Evidence that Russian aircraft and artillery were responsible for the devastation of Mariupol, rather than self-sabotage by the defenders, is overwhelming. Yet many have been hearing only the Russian narrative, broadcast over strong FM signals from Radio Russia and Radio DNR. To listen to Ukrainian news channels, Nataliya had to find an old medium wave radio.

The Russian radio stations spread fake news, according to Nataliya, including repeated reports that Boychenko had fled, or that the Azov battalion had surrendered and were changing into civilian clothes to escape, or that the Ukrainian army was using civilians as human shields by deploying within the city.
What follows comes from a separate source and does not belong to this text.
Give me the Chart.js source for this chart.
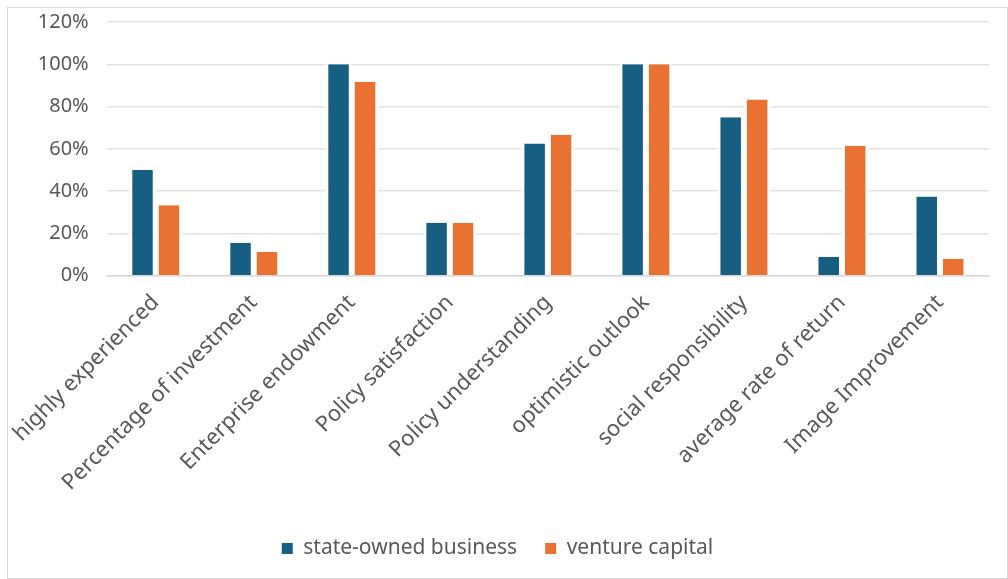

She recalled how on Feb. 27, Mariupol lost access to natural gas, electricity, cell and Internet connections and running water in quick succession. People moved out into the courtyard behind their apartment block to cook on fires fed with wood taken from the furniture in their apartments, or nearby restaurants.

"We cooked food together, we shared water" collected from springs, Nataliya said of her neighbors. "Unfortunately, there were very many pro-Russian people or those who were neutral." Her neighbors could not be reached for comment.

As time passed, people started burying their dead in the courtyard, some killed by shelling, others by heart attacks or other causes. The sound of the planes was worst, she said, knowing they could destroy a building with a single bomb.

Almost as bad was the lack of communications and therefore information, whether about her mother and other relatives living on the eastern side of the city, where fighting was heaviest, or about evacuation possibilities, the course of the siege or what was happening in the rest of the country.

Nataliya and her partner delayed leaving as long as they could, fearful of the journey out and the stories of convoys being shelled. But her partner had become sick from the dirty water they were drinking and was vomiting blood. They had to leave her mother behind.

As they drove out, she said, Russian soldiers made her partner get out of the car and strip, searching for tattoos or weapons that might expose him as a soldier. Eventually they let him go, but his illness meant they hadn't gone far before they had to stop, in an area still under Russian control.

In their new location, soldiers were distributing food from Donetsk, trying to bribe people, as Nataliya put it. The aid was adorned with ribbons, formed in the shape of the now iconic 'Z' of the Russian forces, as well as a logo. It read: "We don't abandon our own."